===== Task data
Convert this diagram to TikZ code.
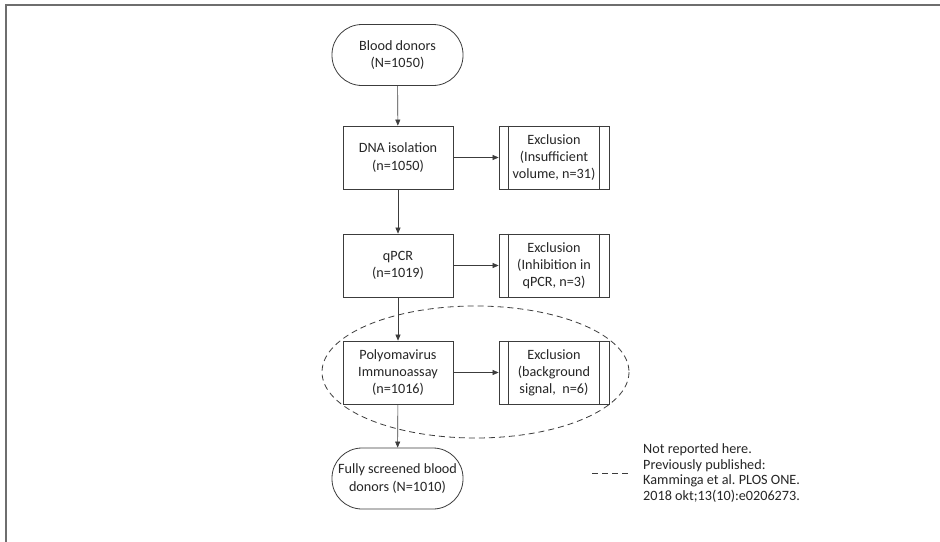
\documentclass[tikz,border=0pt]{standalone}
\usepackage{fontspec}
\setmainfont{Carlito}
\usetikzlibrary{arrows.meta}
\frenchspacing
\definecolor{framegray}{RGB}{110,110,110}
\definecolor{linegray}{RGB}{60,60,60}
\tikzset{
  txt/.style={font=\fontsize{14.2}{17.2}\selectfont, align=center, text=black!85},
  legtxt/.style={font=\fontsize{14.2}{15.4}\selectfont, align=left, text=black!85},
  procbox/.style={txt, draw=linegray, line width=0.8pt, minimum width=110pt, minimum height=63pt, inner sep=0pt},
  exclbox/.style={procbox},
  termbox/.style={txt, draw=linegray, line width=0.8pt, rounded corners=30pt, minimum width=131pt, minimum height=61pt, inner sep=0pt},
  flow/.style={draw=linegray, line width=0.6pt, -{Triangle[length=6pt,width=5pt]}},
  ovaldash/.style={draw=linegray, line width=0.8pt, dash pattern=on 6pt off 4pt},
}
\newcommand{\exclines}[1]{%
  \draw[draw=linegray, line width=0.8pt] ([xshift=10pt]#1.north west) -- ([xshift=10pt]#1.south west);
  \draw[draw=linegray, line width=0.8pt] ([xshift=-10pt]#1.north east) -- ([xshift=-10pt]#1.south east);}
\begin{document}
\begin{tikzpicture}[x=1pt,y=-1pt]
\useasboundingbox (0,0) rectangle (940,541);
\fill[white] (0,0) rectangle (940,541);
% frame
\draw[framegray, line width=1.5pt] (6,545) -- (6,5) -- (945,5);
% nodes
\node[termbox] (donors) at (397.5,55) {Blood donors\\(N=1050)};
\node[procbox] (dna) at (398,157.5) {DNA isolation\\(n=1050)};
\node[exclbox] (ex1) at (554,157.5) {Exclusion\\(Insufficient\\volume, n=31)};
\node[procbox] (qpcr) at (398,265.5) {qPCR\\(n=1019)};
\node[exclbox] (ex2) at (554,265.5) {Exclusion\\(Inhibition in\\qPCR, n=3)};
\node[procbox] (poly) at (398,372.5) {Polyomavirus\\Immunoassay\\(n=1016)};
\node[exclbox] (ex3) at (554,372.5) {Exclusion\\(background\\signal,\ \ n=6)};
\node[termbox] (full) at (397.5,478.5) {Fully screened blood\\donors (N=1010)};
\exclines{ex1}
\exclines{ex2}
\exclines{ex3}
% connectors
\draw[flow] (donors) -- (dna);
\draw[flow] (dna) -- (qpcr);
\draw[flow] (qpcr) -- (poly);
\draw[flow] (poly) -- (full);
\draw[flow] (dna) -- (ex1);
\draw[flow] (qpcr) -- (ex2);
\draw[flow] (poly) -- (ex3);
% dashed ellipse
\draw[ovaldash] (475.5,372) ellipse [x radius=153.5, y radius=66];
% legend
\coordinate (legA) at (592,473);
\coordinate (legB) at (631,473);
\draw[ovaldash] (legA) -- (legB);
\node[legtxt, anchor=west, inner sep=0pt] (legtext) at (643,473) {Not reported here.\\Previously published:\\Kamminga et al. PLOS ONE.\\2018 okt;13(10):e0206273.};
\end{tikzpicture}
\end{document}
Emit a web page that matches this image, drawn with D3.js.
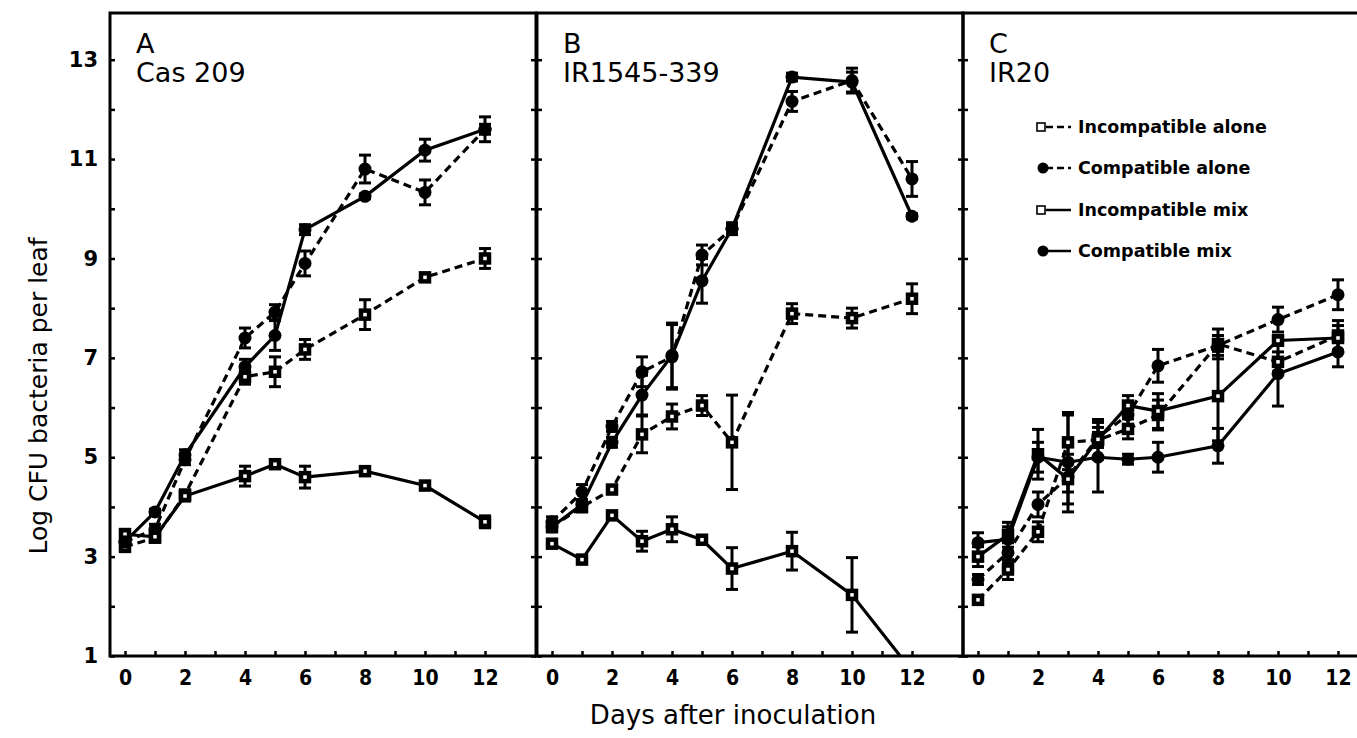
==========
Challenge
Write the lines above out again exactly, without any of their pictures.

Solution below
Convert this diagram to TikZ code.
\documentclass[tikz,border=0pt]{standalone}
\usepackage{fontspec}
\setmainfont{Carlito}
\usetikzlibrary{arrows.meta}
\frenchspacing
\definecolor{framegray}{RGB}{110,110,110}
\definecolor{linegray}{RGB}{60,60,60}
\tikzset{
  txt/.style={font=\fontsize{14.2}{17.2}\selectfont, align=center, text=black!85},
  legtxt/.style={font=\fontsize{14.2}{15.4}\selectfont, align=left, text=black!85},
  procbox/.style={txt, draw=linegray, line width=0.8pt, minimum width=110pt, minimum height=63pt, inner sep=0pt},
  exclbox/.style={procbox},
  termbox/.style={txt, draw=linegray, line width=0.8pt, rounded corners=30pt, minimum width=131pt, minimum height=61pt, inner sep=0pt},
  flow/.style={draw=linegray, line width=0.6pt, -{Triangle[length=6pt,width=5pt]}},
  ovaldash/.style={draw=linegray, line width=0.8pt, dash pattern=on 6pt off 4pt},
}
\newcommand{\exclines}[1]{%
  \draw[draw=linegray, line width=0.8pt] ([xshift=10pt]#1.north west) -- ([xshift=10pt]#1.south west);
  \draw[draw=linegray, line width=0.8pt] ([xshift=-10pt]#1.north east) -- ([xshift=-10pt]#1.south east);}
\begin{document}
\begin{tikzpicture}[x=1pt,y=-1pt]
\useasboundingbox (0,0) rectangle (940,541);
\fill[white] (0,0) rectangle (940,541);
% frame
\draw[framegray, line width=1.5pt] (6,545) -- (6,5) -- (945,5);
% nodes
\node[termbox] (donors) at (397.5,55) {Blood donors\\(N=1050)};
\node[procbox] (dna) at (398,157.5) {DNA isolation\\(n=1050)};
\node[exclbox] (ex1) at (554,157.5) {Exclusion\\(Insufficient\\volume, n=31)};
\node[procbox] (qpcr) at (398,265.5) {qPCR\\(n=1019)};
\node[exclbox] (ex2) at (554,265.5) {Exclusion\\(Inhibition in\\qPCR, n=3)};
\node[procbox] (poly) at (398,372.5) {Polyomavirus\\Immunoassay\\(n=1016)};
\node[exclbox] (ex3) at (554,372.5) {Exclusion\\(background\\signal,\ \ n=6)};
\node[termbox] (full) at (397.5,478.5) {Fully screened blood\\donors (N=1010)};
\exclines{ex1}
\exclines{ex2}
\exclines{ex3}
% connectors
\draw[flow] (donors) -- (dna);
\draw[flow] (dna) -- (qpcr);
\draw[flow] (qpcr) -- (poly);
\draw[flow] (poly) -- (full);
\draw[flow] (dna) -- (ex1);
\draw[flow] (qpcr) -- (ex2);
\draw[flow] (poly) -- (ex3);
% dashed ellipse
\draw[ovaldash] (475.5,372) ellipse [x radius=153.5, y radius=66];
% legend
\coordinate (legA) at (592,473);
\coordinate (legB) at (631,473);
\draw[ovaldash] (legA) -- (legB);
\node[legtxt, anchor=west, inner sep=0pt] (legtext) at (643,473) {Not reported here.\\Previously published:\\Kamminga et al. PLOS ONE.\\2018 okt;13(10):e0206273.};
\end{tikzpicture}
\end{document}
Emit a web page that matches this image, drawn with D3.js.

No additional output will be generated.